Où l'on découvre qu'Apple n'aime pas le cinéma indépendant ukrainien spécialisé dans les parodies et que la firme n'a ni le sens de l'humour ni celui des proportions.
Pour Apple, défendre son territoire de marque est un combat de chaque instant. Ici, l'ennemi d’Apple s’appelle Vasyl Moskalenko. Jeune réalisateur ukrainien, inconnu en Europe, mais populaire dans son pays pour ses dystopies satyriques et ses comédies à message. En 2020, Moskalenko a lancé un étonnant court métrage. Un super-héros était capable de vaincre le mal en utilisant le pouvoir des fruits. Évidemment, rien ne semble avoir un rapport avec la marque à la pomme. Si ce n'est le nom du héros : Apple-Man. Cette simple homonymie aura suffi pour déclencher les foudres de l’entreprise. Depuis le mois de juin 2021, Apple fait tout ce qui est en son pouvoir pour combattre Apple-Man. Sur les réseaux, Vasyl Moskalenko bataille pour démontrer l’absurdité d’une telle procédure. Récit d’une bataille juridique pour le moins insolite.
Apple-Man contre Apple, la pomme de la discorde
Commençons par le commencement. De quoi parle Apple-Man ? Ni de Mac, ni d’Airpods. Dans la bande du projet, on découvre un monde plongé dans la tourmente. Un mage maléfique, Burgerman veut réduire l'humanité en esclavage avec son équipe de truands. Chacun incarne un vice de la surconsommation – on découvre entre autres un très méchant Whisky-Man et un horrible Doc Saucisse. Pour sauver le monde, le réalisateur ukrainien a donc imaginé un héros, qui pour seule arme, peut lancer des pommes. Le film parodie les blockbusters type Marvel, tourne en ridicule toutes les outrances des scénarios des films d'action, et s'attaque à la société de consommation. Mais rien ne vise le marché de la high-tech.

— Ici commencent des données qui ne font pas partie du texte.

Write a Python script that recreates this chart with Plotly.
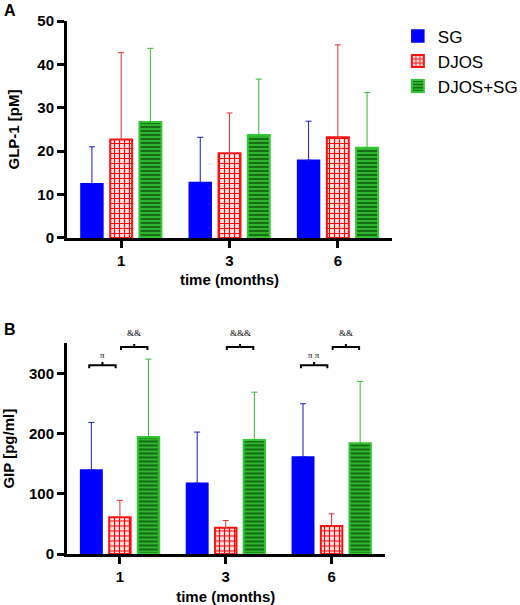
import plotly.graph_objects as go

# ---------------- data ----------------
months = ["1", "3", "6"]
groups = ["SG", "DJOS", "DJOS+SG"]

glp1_sg = [12.5, 12.8, 17.9]
glp1_sg_sd = [8.5, 10.4, 9.0]
glp1_djos = [22.7, 19.5, 23.2]
glp1_djos_sd = [20.0, 9.3, 21.3]
glp1_djossg = [26.7, 23.7, 20.8]
glp1_djossg_sd = [17.0, 12.9, 12.7]

gip_sg = [139.8, 117.7, 161.4]
gip_sg_sd = [79.0, 85.0, 88.4]
gip_djos = [61.0, 43.6, 46.4]
gip_djos_sd = [28.0, 12.0, 20.4]
gip_djossg = [194.5, 189.5, 184.0]
gip_djossg_sd = [129.5, 79.5, 103.0]

# significance brackets in panel B: (group index, label, pair)
sig_brackets = [
    (0, "π", "left"),
    (0, "&amp;&amp;", "right"),
    (1, "&amp;&amp;&amp;", "right"),
    (2, "π π", "left"),
    (2, "&amp;&amp;", "right"),
]

# ---------------- style ----------------
FONT = "Liberation Sans, Arial, Helvetica, sans-serif"
xpos = [0, 1, 2]

styles = {
    "SG": dict(marker=dict(color="#0000ff", line=dict(color="#0000ff", width=1.5)),
               err="#1a1ad0"),
    "DJOS": dict(marker=dict(color="#ff0000", line=dict(color="#ff1010", width=2),
                             pattern=dict(shape="+", fgcolor="#ff0000", bgcolor="#ffe2e2",
                                          size=5, solidity=0.4, fillmode="replace")),
                 err="#e03030"),
    "DJOS+SG": dict(marker=dict(color="#2db52d", line=dict(color="#33c833", width=2),
                                pattern=dict(shape="-", fgcolor="#145a14", bgcolor="#2db52d",
                                             size=4, solidity=0.4, fillmode="replace")),
                    err="#33bb33"),
}

fig = go.Figure()

panelA = [(glp1_sg, glp1_sg_sd), (glp1_djos, glp1_djos_sd), (glp1_djossg, glp1_djossg_sd)]
panelB = [(gip_sg, gip_sg_sd), (gip_djos, gip_djos_sd), (gip_djossg, gip_djossg_sd)]

for name, (m, s) in zip(groups, panelA):
    st = styles[name]
    fig.add_trace(go.Bar(
        x=xpos, y=m, name=name, marker=st["marker"],
        offsetgroup=name,
        error_y=dict(type="data", symmetric=False, array=s, arrayminus=[0] * len(s),
                     color=st["err"], thickness=1, width=3),
        xaxis="x", yaxis="y"))

for name, (m, s) in zip(groups, panelB):
    st = styles[name]
    fig.add_trace(go.Bar(
        x=xpos, y=m, name=name, marker=st["marker"],
        offsetgroup=name, showlegend=False,
        error_y=dict(type="data", symmetric=False, array=s, arrayminus=[0] * len(s),
                     color=st["err"], thickness=1, width=3),
        xaxis="x2", yaxis="y2"))

# brackets
shapes = []
annotations = []
for g, label, side in sig_brackets:
    if side == "left":
        x0, x1, yb, ysh = g - 0.29, g - 0.04, 314, 3
    else:
        x0, x1, yb, ysh = g + 0.01, g + 0.26, 344, 7
    xm = (x0 + x1) / 2
    path = f"M {x0},{yb-5} L {x0},{yb} L {x1},{yb} L {x1},{yb-5} M {xm},{yb} L {xm},{yb+5}"
    shapes.append(dict(type="path", path=path, xref="x2", yref="y2",
                       line=dict(color="black", width=2)))
    annotations.append(dict(x=xm, y=yb, xref="x2", yref="y2", text=label, showarrow=False,
                            yanchor="bottom", xanchor="center", yshift=ysh,
                            font=dict(family="Liberation Serif, serif", size=9, color="#000000")))

annotations.append(dict(x=-0.175, y=1.0206, xref="paper", yref="paper", text="<b>A</b>",
                        xanchor="center", yanchor="middle",
                        showarrow=False, font=dict(family=FONT, size=16, color="black")))
annotations.append(dict(x=-0.175, y=0.422, xref="paper", yref="paper", text="<b>B</b>",
                        xanchor="center", yanchor="middle",
                        showarrow=False, font=dict(family=FONT, size=16, color="black")))

axis_common = dict(showline=True, linecolor="black", linewidth=3, ticks="outside",
                   tickwidth=2.5, ticklen=7, tickcolor="black", showgrid=False, zeroline=False,
                   automargin=False,
                   tickfont=dict(family=FONT, size=15, color="black", weight="bold"))

fig.update_layout(
    width=520, height=605,
    margin=dict(l=67, r=128, t=21, b=51, autoexpand=False),
    paper_bgcolor="white", plot_bgcolor="white",
    barmode="group", bargap=0.19, bargroupgap=0.25,
    showlegend=True,
    legend=dict(x=1.018, y=1.005, xanchor="left", yanchor="top", tracegroupgap=0,
                font=dict(family=FONT, size=17, color="black"),
                bgcolor="rgba(0,0,0,0)"),
    xaxis=dict(domain=[0, 1], anchor="y", range=[-0.5, 2.5], tickvals=xpos, ticktext=months,
               title=dict(text="<b>time (months)</b>", standoff=7,
                          font=dict(family=FONT, size=15, color="black")),
               **axis_common),
    yaxis=dict(domain=[0.593, 1.0], anchor="x", range=[0, 50], tickvals=[0, 10, 20, 30, 40, 50],
               title=dict(text="<b>GLP-1 [pM]</b>", standoff=15,
                          font=dict(family=FONT, size=15, color="black")),
               **axis_common),
    xaxis2=dict(domain=[0, 0.977], anchor="y2", range=[-0.5, 2.5], tickvals=xpos, ticktext=months,
                title=dict(text="<b>time (months)</b>", standoff=9,
                           font=dict(family=FONT, size=15, color="black")),
                **axis_common),
    yaxis2=dict(domain=[0.0, 0.395], anchor="x2", range=[0, 350], tickvals=[0, 100, 200, 300],
                title=dict(text="<b>GIP [pg/ml]</b>", standoff=15,
                           font=dict(family=FONT, size=15, color="black")),
                **axis_common),
    shapes=shapes,
    annotations=annotations,
)

fig.write_html("out.html", config={"displayModeBar": False},
               post_script="document.body.style.margin='0px';")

Aujourd’hui bouclé et produit, le projet a entièrement été financé de manière participative après avoir réuni 120 000 $ sur la plateforme Kickstarter. Afin de l’exporter, le brevet du film a même été déposé et approuvé par le PTO (office des brevets et des marques américain). Et c’est là qu’Apple est entré dans la danse. Furieuse de voir son fruit défendu associé à cette parodie, l’entreprise a lancé une requête juridique agressive, stipulant qu’un titre pareil avait certainement le pouvoir de tromper l’imaginaire collectif de ses clients. Un dossier de presque 500 pages a donc été construit pour lancer les hostilités.
Un procès contre-productif
Au premier abord, un tel coup de pression a de quoi faire trembler. Pour Vasyl Moskalenko, s’engager dans la défense juridique de son projet reviendrait à transférer a minima tout le budget du film dans des frais d’avocat. Pour le moment, le réalisateur a donc opté pour un appel sur les réseaux, contre ce qu’il considère comme un phénomène « d’intimidation de marque ». Il faut dire qu’en l’occurrence, la ressemblance avec Apple ne tient à rien, si ce n'est au titre du film. Aucun élément du scénario ne semble lié aux produits de l’entreprise.
Ce qui semble assez contradictoire, c’est que jusqu’ici, l'affaire profite bien plus à Vasyl Moskalenko. Au fil des articles mentionnant l’affaire et grâce à l’écho que tout cela rencontre sur Internet, un film qu’Apple souhaitait faire taire a pris une dimension beaucoup plus grande, alors qu’il avait au départ l’étoffe d’un phénomène de niche. Pour gagner en visibilité, le réalisateur a astucieusement rebaptisé la bande-annonce de son film sur YouTube : « Apple-Man, le film qu’Apple traîne en justice ». En à peine un mois, la bande-annonce est passée de 1000 à plus de 100 000 vues, et reçoit chaque jour de nombreux commentaires de soutien. Affaire à suivre.